Stored dataset items
........

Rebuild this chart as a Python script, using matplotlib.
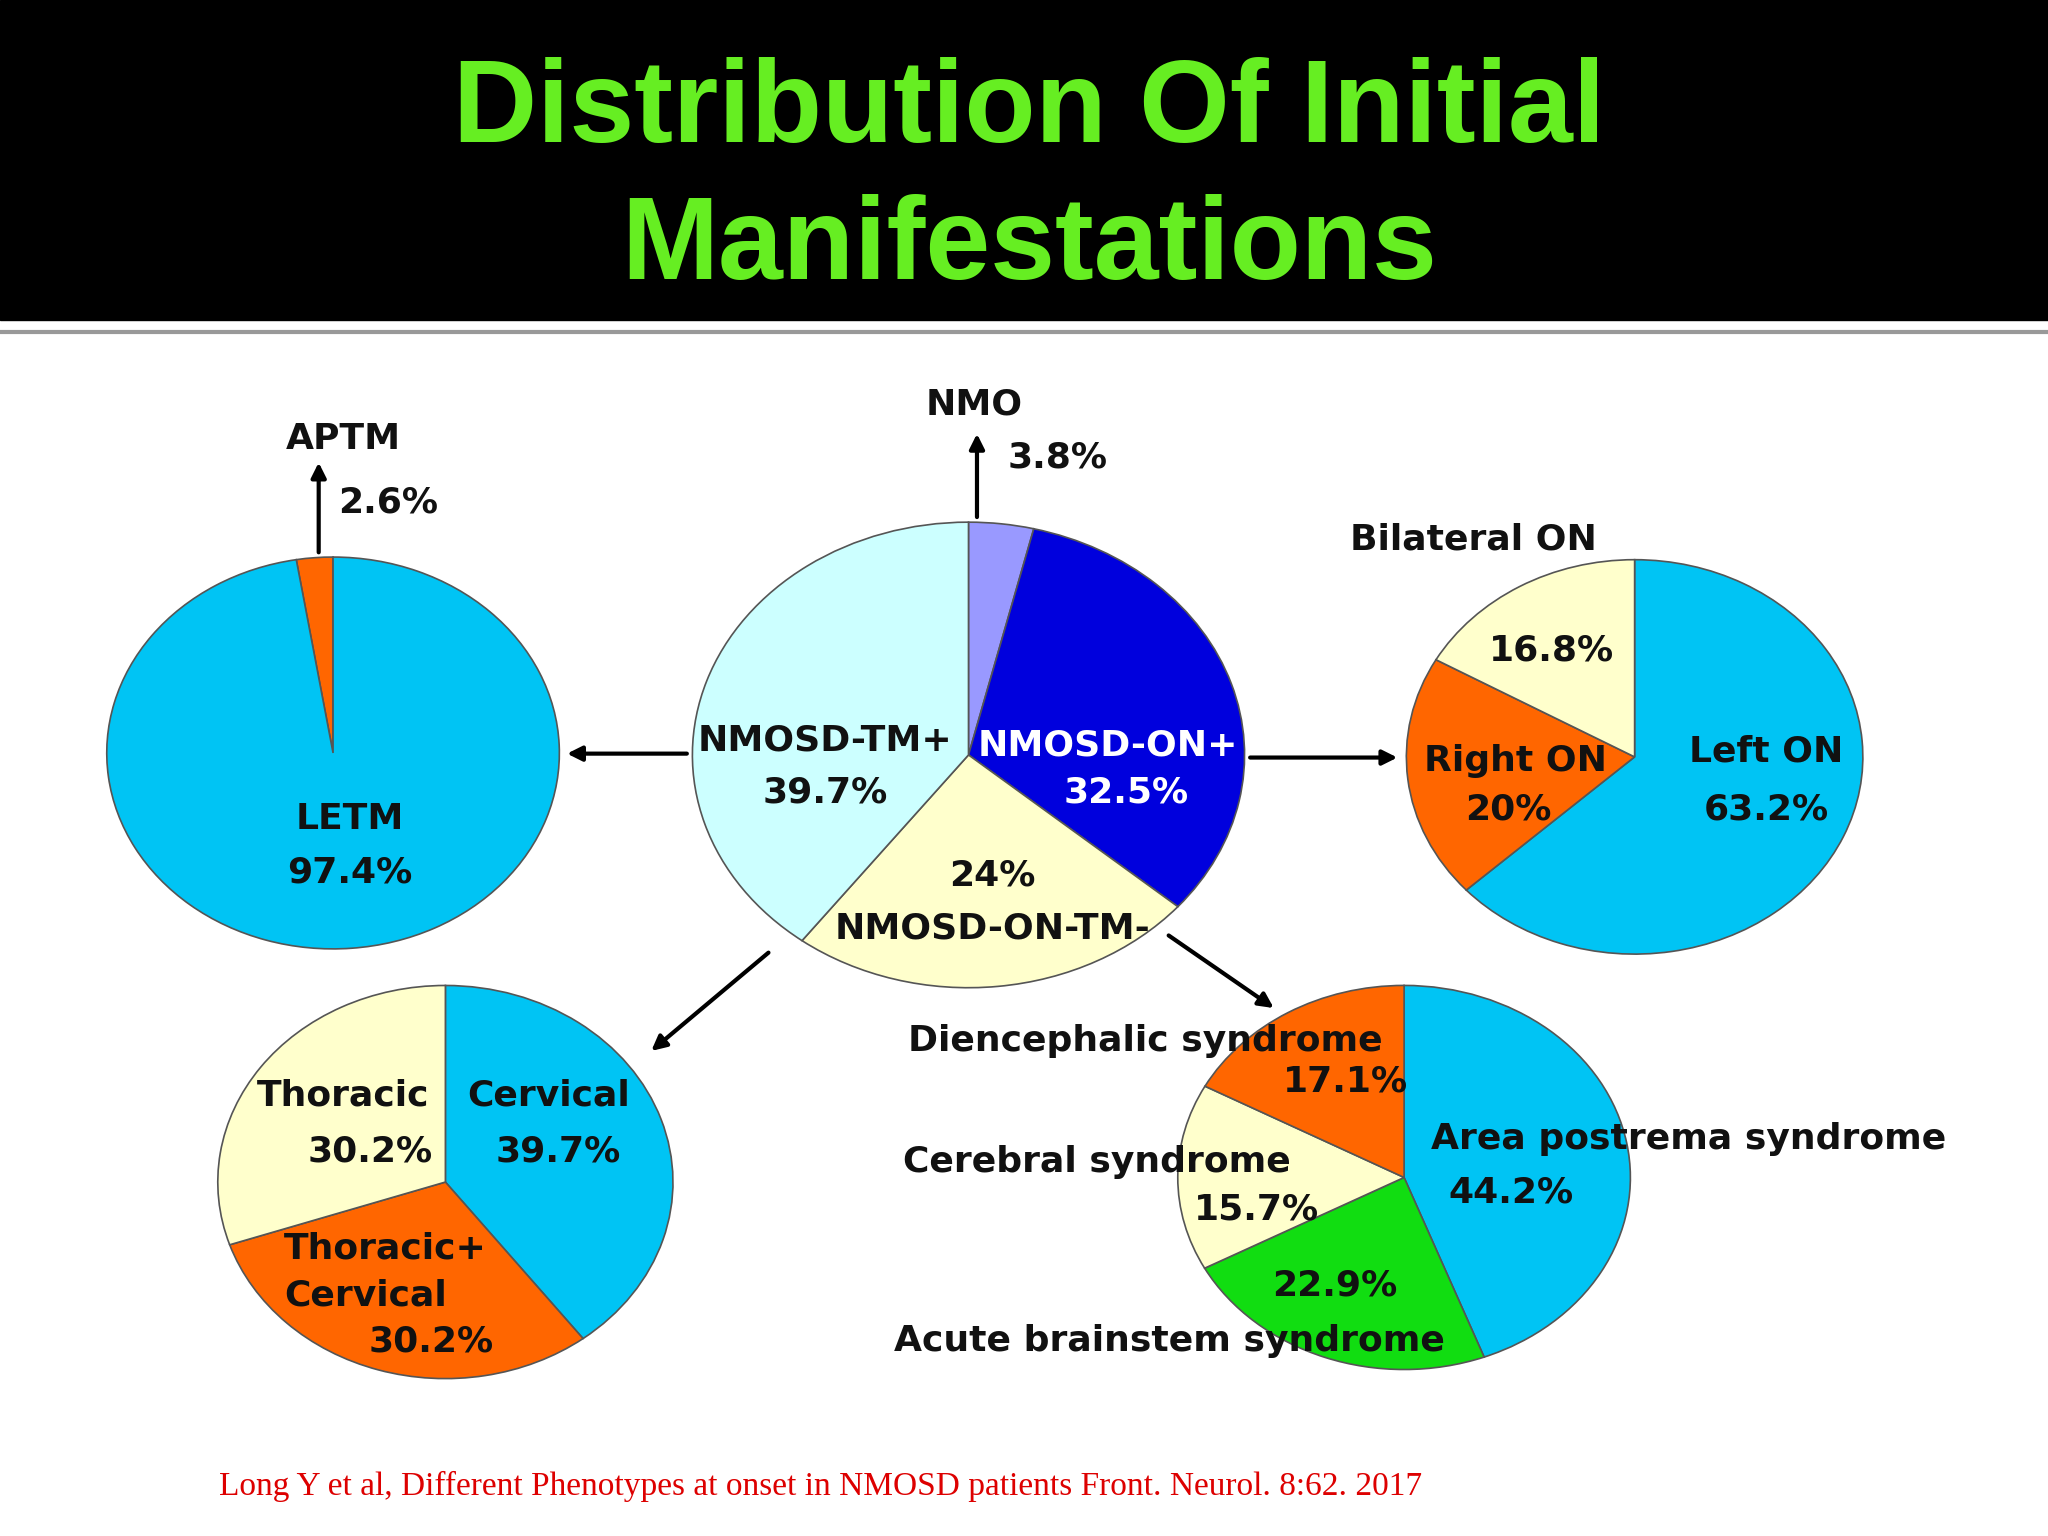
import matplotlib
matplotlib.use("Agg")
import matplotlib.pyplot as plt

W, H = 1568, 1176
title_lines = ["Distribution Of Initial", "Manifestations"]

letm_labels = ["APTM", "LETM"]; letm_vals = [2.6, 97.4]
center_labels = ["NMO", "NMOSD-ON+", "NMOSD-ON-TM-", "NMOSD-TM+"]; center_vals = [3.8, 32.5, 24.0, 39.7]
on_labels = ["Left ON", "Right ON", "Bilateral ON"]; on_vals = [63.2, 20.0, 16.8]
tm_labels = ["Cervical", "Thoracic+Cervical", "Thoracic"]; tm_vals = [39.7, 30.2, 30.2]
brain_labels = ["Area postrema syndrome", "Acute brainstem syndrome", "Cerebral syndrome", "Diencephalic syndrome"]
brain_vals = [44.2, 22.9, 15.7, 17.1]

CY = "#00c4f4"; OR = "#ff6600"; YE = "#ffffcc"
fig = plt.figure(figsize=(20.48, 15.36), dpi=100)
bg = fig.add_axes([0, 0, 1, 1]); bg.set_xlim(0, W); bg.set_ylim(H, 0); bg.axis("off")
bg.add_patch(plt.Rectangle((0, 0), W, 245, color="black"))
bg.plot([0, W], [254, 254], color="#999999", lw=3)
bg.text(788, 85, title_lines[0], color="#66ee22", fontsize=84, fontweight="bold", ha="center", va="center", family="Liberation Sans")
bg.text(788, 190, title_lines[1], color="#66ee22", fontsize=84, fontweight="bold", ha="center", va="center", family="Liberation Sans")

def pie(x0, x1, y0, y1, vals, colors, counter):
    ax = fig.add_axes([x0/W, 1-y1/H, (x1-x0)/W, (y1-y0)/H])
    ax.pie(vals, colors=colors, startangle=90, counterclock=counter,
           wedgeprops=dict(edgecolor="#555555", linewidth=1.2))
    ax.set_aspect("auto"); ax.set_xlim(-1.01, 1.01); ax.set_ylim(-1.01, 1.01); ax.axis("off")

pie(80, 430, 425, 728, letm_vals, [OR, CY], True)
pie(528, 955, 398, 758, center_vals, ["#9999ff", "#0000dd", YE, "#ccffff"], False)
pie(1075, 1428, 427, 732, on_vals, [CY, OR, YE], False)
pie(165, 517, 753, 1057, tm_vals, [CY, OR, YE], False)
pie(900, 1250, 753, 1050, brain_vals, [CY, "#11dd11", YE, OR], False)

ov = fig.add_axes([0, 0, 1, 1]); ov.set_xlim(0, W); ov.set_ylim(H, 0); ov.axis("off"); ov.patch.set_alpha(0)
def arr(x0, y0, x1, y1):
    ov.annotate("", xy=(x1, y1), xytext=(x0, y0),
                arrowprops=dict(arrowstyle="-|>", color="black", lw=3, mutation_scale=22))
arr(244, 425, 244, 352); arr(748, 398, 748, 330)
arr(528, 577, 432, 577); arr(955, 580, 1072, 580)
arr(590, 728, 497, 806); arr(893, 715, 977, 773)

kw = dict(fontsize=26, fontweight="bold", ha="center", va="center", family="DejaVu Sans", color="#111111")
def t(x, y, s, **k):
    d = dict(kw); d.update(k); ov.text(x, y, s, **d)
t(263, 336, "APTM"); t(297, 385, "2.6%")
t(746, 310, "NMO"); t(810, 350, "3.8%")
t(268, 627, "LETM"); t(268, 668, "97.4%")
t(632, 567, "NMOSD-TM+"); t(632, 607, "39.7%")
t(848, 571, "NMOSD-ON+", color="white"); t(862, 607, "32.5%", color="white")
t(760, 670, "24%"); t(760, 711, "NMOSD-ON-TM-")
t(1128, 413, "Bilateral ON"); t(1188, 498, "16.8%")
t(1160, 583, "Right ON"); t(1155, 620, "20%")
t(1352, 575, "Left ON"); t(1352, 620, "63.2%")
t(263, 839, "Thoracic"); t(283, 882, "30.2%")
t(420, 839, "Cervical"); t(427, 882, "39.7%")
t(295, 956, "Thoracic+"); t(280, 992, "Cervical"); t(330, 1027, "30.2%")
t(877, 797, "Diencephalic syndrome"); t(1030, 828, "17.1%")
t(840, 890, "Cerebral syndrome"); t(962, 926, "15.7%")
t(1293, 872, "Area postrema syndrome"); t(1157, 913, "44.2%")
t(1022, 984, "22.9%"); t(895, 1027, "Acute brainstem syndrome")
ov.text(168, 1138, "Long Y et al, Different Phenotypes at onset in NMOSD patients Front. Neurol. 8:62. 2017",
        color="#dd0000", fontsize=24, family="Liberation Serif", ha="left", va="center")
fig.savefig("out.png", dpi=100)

........

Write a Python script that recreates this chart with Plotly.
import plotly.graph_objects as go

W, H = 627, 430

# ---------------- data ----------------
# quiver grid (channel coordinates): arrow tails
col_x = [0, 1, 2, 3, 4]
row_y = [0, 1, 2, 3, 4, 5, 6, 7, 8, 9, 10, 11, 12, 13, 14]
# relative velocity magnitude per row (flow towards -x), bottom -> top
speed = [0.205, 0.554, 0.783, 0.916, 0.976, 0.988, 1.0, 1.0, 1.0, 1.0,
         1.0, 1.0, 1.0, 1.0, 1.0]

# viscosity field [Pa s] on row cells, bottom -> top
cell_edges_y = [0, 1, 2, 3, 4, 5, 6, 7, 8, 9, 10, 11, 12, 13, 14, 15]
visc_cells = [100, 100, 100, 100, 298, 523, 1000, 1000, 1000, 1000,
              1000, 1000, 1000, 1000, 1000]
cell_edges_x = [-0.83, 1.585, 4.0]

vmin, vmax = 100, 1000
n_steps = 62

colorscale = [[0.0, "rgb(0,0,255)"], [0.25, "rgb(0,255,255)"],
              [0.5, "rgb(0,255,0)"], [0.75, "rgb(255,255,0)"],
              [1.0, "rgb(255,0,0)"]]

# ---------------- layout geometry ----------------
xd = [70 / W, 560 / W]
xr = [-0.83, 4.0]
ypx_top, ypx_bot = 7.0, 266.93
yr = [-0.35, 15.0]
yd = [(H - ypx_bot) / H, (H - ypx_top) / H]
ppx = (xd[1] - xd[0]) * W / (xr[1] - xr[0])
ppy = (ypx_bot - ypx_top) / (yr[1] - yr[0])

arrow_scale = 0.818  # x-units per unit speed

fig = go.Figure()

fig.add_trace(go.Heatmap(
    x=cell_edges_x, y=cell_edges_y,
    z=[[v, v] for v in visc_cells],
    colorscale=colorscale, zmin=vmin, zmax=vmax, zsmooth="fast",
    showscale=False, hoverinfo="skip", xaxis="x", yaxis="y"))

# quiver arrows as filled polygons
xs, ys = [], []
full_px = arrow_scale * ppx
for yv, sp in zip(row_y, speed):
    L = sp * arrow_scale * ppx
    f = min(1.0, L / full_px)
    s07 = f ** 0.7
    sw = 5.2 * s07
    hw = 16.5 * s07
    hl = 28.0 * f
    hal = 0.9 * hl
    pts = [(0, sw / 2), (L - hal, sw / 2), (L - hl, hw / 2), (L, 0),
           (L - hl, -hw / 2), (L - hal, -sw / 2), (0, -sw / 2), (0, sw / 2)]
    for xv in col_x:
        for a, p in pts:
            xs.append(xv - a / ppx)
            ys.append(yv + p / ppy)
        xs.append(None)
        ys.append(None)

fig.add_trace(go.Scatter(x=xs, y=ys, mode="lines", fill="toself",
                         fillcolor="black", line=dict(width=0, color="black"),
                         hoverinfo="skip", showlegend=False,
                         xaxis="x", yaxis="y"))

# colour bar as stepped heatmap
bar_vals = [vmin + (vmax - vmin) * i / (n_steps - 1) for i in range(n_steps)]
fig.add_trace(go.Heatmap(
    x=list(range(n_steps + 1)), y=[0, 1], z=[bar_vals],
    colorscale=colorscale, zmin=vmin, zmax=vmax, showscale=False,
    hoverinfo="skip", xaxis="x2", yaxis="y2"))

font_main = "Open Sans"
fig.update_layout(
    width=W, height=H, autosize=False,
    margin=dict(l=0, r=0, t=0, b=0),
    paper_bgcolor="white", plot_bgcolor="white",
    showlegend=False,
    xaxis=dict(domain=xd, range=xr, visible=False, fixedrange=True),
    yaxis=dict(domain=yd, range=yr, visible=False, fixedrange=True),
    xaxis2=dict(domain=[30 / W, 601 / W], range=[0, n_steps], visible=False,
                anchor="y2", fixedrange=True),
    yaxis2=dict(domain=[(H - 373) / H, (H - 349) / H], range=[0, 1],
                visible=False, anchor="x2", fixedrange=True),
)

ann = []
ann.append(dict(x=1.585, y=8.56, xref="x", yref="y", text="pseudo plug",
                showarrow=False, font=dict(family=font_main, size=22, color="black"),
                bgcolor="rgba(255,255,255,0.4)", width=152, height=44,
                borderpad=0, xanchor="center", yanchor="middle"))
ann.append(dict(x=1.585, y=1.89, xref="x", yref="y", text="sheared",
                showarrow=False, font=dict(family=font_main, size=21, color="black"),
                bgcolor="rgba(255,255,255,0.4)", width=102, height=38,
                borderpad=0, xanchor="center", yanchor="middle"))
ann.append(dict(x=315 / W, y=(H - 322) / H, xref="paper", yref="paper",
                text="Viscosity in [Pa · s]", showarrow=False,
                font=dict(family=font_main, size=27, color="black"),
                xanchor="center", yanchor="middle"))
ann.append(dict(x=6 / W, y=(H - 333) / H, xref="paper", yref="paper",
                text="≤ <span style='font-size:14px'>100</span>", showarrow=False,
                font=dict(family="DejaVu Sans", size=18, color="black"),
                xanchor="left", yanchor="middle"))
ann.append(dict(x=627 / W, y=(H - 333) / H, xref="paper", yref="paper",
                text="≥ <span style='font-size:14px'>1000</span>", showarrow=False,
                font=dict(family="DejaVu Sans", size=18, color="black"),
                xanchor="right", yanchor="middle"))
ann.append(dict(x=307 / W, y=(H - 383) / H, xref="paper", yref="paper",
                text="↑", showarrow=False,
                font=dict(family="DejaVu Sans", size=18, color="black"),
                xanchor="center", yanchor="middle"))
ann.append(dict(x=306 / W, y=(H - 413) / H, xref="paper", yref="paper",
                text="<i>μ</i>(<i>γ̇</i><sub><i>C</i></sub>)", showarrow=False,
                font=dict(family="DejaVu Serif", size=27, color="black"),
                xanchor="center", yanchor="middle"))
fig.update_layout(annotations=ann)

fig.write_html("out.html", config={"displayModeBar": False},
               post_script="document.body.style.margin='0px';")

........

GIVEN EXERCISE: Print the line above containing "Rebuild this chart", the line containing "brain_vals = [44.2, 22.9, 15.7, 17.1]", and everything between them, exactly as written. Pictures stay out.

COMPLETE ANSWER:
Rebuild this chart as a Python script, using matplotlib.
import matplotlib
matplotlib.use("Agg")
import matplotlib.pyplot as plt

W, H = 1568, 1176
title_lines = ["Distribution Of Initial", "Manifestations"]

letm_labels = ["APTM", "LETM"]; letm_vals = [2.6, 97.4]
center_labels = ["NMO", "NMOSD-ON+", "NMOSD-ON-TM-", "NMOSD-TM+"]; center_vals = [3.8, 32.5, 24.0, 39.7]
on_labels = ["Left ON", "Right ON", "Bilateral ON"]; on_vals = [63.2, 20.0, 16.8]
tm_labels = ["Cervical", "Thoracic+Cervical", "Thoracic"]; tm_vals = [39.7, 30.2, 30.2]
brain_labels = ["Area postrema syndrome", "Acute brainstem syndrome", "Cerebral syndrome", "Diencephalic syndrome"]
brain_vals = [44.2, 22.9, 15.7, 17.1]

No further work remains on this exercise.